■ What is expected:
Keep to the lines from the line containing "Clone this chart in Plotly." through the line containing "return 1 - y / H": copy them exactly and leave every picture out.

■ Dataset excerpts:
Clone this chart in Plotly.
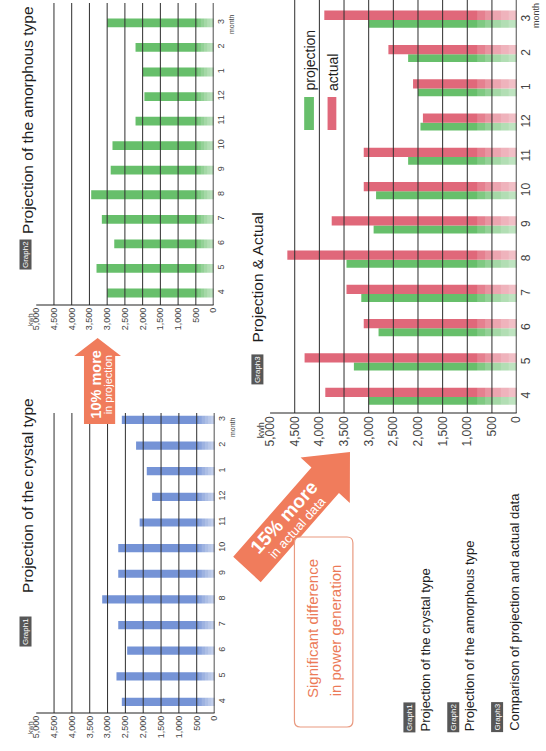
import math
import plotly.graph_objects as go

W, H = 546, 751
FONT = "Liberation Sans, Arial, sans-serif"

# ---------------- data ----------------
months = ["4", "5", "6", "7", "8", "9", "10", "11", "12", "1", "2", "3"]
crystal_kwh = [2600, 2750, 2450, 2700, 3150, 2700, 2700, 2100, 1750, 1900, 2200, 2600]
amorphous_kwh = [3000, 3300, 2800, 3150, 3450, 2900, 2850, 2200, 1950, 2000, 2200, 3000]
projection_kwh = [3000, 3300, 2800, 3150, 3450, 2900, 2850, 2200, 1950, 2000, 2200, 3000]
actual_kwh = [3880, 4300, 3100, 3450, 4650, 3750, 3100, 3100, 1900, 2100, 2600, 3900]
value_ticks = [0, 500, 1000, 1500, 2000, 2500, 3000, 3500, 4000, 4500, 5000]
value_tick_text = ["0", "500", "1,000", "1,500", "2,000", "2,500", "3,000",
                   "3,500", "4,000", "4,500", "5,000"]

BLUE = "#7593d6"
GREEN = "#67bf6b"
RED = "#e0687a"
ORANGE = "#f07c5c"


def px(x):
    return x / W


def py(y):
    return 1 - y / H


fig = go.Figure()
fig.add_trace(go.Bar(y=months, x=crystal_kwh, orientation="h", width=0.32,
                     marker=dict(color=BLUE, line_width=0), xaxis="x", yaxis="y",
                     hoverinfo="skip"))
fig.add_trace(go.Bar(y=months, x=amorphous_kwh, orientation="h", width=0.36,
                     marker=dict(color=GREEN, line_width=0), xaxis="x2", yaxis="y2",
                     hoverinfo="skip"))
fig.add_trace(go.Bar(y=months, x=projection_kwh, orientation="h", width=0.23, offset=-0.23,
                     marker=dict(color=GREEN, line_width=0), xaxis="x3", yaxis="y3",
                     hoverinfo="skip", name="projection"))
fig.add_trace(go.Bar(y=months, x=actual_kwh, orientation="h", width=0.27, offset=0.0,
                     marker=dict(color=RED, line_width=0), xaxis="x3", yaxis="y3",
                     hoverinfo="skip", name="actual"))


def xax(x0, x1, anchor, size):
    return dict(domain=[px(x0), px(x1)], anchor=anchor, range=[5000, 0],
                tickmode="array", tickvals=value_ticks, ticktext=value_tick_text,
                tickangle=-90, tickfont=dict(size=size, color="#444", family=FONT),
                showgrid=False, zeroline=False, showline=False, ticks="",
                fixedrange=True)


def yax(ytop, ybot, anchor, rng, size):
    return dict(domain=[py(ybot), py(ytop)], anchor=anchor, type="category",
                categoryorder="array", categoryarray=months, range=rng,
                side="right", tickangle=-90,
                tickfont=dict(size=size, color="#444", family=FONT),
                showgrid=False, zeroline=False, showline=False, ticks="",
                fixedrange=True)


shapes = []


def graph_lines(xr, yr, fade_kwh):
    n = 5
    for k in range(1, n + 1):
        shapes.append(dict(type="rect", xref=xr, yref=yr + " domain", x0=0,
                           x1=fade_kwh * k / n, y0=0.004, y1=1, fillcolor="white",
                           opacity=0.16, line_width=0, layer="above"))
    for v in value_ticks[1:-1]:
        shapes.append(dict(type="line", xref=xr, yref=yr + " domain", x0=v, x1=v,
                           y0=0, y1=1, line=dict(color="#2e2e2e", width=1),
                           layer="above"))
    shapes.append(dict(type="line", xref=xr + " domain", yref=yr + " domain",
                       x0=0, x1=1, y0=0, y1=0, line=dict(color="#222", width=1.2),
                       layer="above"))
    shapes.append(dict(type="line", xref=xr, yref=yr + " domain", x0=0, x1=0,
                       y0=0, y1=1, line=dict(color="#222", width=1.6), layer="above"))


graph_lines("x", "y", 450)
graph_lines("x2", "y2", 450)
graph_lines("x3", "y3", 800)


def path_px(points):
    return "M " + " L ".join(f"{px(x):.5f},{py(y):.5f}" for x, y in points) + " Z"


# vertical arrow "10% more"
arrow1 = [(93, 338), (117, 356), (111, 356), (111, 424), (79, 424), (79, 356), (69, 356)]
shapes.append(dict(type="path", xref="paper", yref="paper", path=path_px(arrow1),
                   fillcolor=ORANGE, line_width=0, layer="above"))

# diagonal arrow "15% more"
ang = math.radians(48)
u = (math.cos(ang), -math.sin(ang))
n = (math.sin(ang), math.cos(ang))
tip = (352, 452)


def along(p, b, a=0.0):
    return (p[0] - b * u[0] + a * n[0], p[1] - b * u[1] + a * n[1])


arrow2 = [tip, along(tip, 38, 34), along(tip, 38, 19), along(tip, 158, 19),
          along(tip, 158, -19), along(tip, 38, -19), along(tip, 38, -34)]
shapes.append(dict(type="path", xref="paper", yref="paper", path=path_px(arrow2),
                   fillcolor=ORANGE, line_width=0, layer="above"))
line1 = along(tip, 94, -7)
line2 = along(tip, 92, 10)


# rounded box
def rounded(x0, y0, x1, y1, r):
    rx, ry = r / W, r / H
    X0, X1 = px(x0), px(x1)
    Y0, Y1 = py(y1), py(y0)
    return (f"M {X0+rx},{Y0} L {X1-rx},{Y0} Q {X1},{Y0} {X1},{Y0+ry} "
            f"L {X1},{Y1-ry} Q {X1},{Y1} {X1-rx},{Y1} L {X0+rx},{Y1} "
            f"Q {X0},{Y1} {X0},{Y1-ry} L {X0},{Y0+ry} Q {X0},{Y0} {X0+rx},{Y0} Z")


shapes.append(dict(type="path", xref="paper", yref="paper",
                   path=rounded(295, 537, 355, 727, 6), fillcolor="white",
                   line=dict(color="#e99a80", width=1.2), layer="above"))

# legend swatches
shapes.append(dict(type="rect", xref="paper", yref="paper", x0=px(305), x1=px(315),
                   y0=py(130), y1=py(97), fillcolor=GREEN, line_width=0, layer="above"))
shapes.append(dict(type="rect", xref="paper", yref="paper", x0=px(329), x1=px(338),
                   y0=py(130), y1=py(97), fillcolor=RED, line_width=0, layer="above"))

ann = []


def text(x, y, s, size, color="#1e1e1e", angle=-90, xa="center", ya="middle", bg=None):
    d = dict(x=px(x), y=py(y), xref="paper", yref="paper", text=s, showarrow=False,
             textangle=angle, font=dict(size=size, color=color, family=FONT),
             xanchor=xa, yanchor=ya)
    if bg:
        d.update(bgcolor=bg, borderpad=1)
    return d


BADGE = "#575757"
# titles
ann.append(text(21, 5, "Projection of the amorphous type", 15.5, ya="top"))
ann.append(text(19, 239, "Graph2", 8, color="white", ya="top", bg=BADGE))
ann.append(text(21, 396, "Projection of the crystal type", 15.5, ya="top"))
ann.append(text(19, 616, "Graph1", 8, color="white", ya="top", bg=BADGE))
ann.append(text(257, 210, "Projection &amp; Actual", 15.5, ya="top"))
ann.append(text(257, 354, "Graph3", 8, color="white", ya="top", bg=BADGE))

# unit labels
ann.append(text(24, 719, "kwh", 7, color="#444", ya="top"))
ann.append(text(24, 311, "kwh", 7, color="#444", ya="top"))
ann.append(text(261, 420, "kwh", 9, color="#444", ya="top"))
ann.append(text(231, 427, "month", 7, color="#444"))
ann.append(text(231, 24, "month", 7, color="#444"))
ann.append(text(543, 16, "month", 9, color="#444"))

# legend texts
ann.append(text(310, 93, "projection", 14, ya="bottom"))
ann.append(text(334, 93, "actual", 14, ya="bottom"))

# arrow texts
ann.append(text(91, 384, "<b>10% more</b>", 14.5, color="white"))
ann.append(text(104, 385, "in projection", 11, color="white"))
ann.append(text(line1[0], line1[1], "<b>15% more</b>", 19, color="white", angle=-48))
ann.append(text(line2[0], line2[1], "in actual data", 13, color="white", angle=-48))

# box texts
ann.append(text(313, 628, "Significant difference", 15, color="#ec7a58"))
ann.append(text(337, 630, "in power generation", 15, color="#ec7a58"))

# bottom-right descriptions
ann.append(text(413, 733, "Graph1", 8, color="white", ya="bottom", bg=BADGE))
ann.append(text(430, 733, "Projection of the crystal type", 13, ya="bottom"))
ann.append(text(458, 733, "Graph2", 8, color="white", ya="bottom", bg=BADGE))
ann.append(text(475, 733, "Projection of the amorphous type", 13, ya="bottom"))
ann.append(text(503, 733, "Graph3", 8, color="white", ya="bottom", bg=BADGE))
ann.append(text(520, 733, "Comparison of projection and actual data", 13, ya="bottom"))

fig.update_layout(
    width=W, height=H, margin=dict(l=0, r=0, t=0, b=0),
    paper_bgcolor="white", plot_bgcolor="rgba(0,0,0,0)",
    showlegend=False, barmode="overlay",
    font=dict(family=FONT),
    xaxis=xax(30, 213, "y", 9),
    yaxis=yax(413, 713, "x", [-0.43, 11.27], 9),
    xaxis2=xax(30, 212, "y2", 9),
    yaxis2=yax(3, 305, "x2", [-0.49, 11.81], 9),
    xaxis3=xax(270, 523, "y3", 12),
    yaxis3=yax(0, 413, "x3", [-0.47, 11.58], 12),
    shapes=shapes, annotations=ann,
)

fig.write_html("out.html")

---

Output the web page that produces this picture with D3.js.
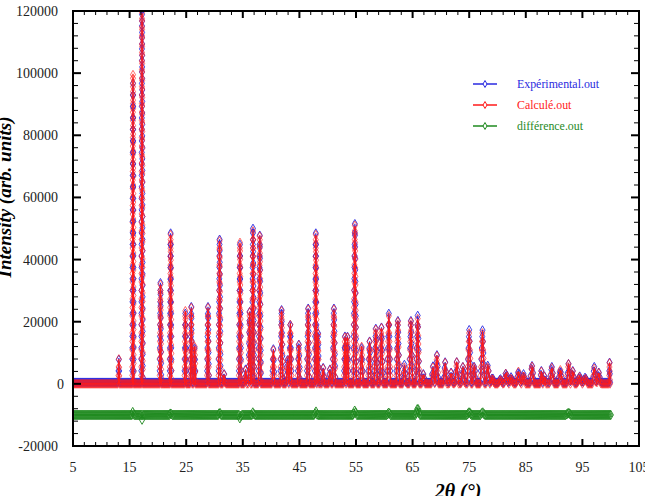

--

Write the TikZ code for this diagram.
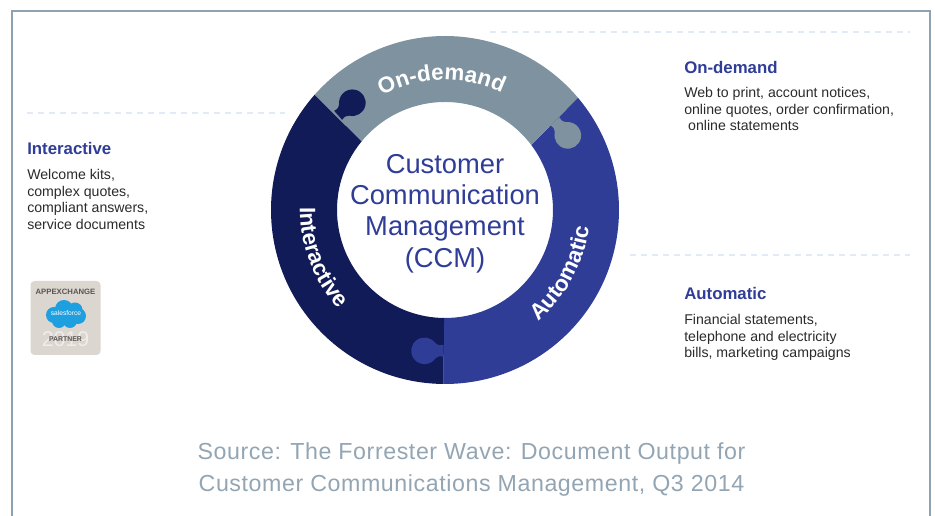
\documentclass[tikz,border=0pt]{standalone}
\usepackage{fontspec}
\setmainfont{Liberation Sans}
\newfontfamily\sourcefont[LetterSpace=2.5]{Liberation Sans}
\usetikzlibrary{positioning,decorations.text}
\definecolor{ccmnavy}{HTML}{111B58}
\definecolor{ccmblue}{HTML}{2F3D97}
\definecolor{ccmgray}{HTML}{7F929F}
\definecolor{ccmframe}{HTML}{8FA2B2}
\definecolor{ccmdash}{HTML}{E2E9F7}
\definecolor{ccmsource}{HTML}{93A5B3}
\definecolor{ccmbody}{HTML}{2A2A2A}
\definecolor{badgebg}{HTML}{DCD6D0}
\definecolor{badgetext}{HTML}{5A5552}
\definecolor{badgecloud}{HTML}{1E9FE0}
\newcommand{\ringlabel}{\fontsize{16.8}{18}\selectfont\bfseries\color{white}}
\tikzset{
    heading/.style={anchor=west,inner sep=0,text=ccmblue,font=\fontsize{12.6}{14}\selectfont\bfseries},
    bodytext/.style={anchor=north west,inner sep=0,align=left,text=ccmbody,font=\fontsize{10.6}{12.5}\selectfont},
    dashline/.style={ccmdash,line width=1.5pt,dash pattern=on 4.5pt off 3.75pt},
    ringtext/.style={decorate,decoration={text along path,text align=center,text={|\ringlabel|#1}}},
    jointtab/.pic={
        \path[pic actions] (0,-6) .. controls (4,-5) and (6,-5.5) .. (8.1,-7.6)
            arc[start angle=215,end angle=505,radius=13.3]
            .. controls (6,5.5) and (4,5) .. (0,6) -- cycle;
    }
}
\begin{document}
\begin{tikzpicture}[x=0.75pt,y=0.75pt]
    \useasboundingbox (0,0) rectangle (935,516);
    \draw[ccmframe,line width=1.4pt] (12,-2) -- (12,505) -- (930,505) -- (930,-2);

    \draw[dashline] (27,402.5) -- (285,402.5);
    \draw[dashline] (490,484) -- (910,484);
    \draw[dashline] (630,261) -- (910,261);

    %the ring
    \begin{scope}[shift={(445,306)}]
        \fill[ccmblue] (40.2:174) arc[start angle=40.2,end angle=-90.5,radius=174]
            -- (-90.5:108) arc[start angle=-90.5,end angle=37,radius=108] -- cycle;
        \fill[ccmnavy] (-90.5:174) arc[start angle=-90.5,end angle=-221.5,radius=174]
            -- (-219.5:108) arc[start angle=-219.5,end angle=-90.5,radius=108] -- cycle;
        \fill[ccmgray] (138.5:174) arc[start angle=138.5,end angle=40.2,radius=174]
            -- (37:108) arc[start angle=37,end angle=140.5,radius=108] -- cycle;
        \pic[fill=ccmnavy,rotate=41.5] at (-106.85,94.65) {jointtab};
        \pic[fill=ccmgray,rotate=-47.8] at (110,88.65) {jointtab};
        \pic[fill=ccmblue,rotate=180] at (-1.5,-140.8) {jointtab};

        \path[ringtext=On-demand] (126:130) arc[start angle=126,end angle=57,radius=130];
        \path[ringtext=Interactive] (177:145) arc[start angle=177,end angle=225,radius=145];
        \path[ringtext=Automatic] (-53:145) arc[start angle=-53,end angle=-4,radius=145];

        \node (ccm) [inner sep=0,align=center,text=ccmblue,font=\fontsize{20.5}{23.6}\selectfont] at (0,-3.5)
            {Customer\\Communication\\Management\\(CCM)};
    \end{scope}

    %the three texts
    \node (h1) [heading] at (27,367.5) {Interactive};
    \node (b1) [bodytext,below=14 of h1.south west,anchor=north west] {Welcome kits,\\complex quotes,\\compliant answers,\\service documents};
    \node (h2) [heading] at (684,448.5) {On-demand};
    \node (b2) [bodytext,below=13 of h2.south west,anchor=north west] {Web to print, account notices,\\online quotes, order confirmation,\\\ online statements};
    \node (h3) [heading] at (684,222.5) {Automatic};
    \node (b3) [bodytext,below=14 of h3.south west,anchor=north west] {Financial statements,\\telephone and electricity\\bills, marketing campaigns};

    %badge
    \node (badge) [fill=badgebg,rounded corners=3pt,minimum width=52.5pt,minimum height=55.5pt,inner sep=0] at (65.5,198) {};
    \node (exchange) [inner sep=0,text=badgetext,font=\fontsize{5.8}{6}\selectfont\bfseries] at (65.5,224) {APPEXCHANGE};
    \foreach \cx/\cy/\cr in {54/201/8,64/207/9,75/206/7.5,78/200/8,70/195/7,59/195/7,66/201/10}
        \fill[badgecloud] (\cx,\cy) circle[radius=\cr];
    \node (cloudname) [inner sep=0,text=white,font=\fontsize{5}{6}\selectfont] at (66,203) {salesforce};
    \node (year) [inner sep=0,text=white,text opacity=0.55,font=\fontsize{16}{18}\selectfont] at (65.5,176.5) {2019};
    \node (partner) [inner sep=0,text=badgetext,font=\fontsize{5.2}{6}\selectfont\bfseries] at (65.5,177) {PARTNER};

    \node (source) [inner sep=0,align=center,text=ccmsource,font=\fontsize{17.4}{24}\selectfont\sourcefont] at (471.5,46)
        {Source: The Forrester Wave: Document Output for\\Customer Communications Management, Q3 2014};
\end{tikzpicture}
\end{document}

■ Expected answer:
Clone this chart in Plotly.
import math
import plotly.graph_objects as go

W, H = 546, 751
FONT = "Liberation Sans, Arial, sans-serif"

# ---------------- data ----------------
months = ["4", "5", "6", "7", "8", "9", "10", "11", "12", "1", "2", "3"]
crystal_kwh = [2600, 2750, 2450, 2700, 3150, 2700, 2700, 2100, 1750, 1900, 2200, 2600]
amorphous_kwh = [3000, 3300, 2800, 3150, 3450, 2900, 2850, 2200, 1950, 2000, 2200, 3000]
projection_kwh = [3000, 3300, 2800, 3150, 3450, 2900, 2850, 2200, 1950, 2000, 2200, 3000]
actual_kwh = [3880, 4300, 3100, 3450, 4650, 3750, 3100, 3100, 1900, 2100, 2600, 3900]
value_ticks = [0, 500, 1000, 1500, 2000, 2500, 3000, 3500, 4000, 4500, 5000]
value_tick_text = ["0", "500", "1,000", "1,500", "2,000", "2,500", "3,000",
                   "3,500", "4,000", "4,500", "5,000"]

BLUE = "#7593d6"
GREEN = "#67bf6b"
RED = "#e0687a"
ORANGE = "#f07c5c"


def px(x):
    return x / W


def py(y):
    return 1 - y / H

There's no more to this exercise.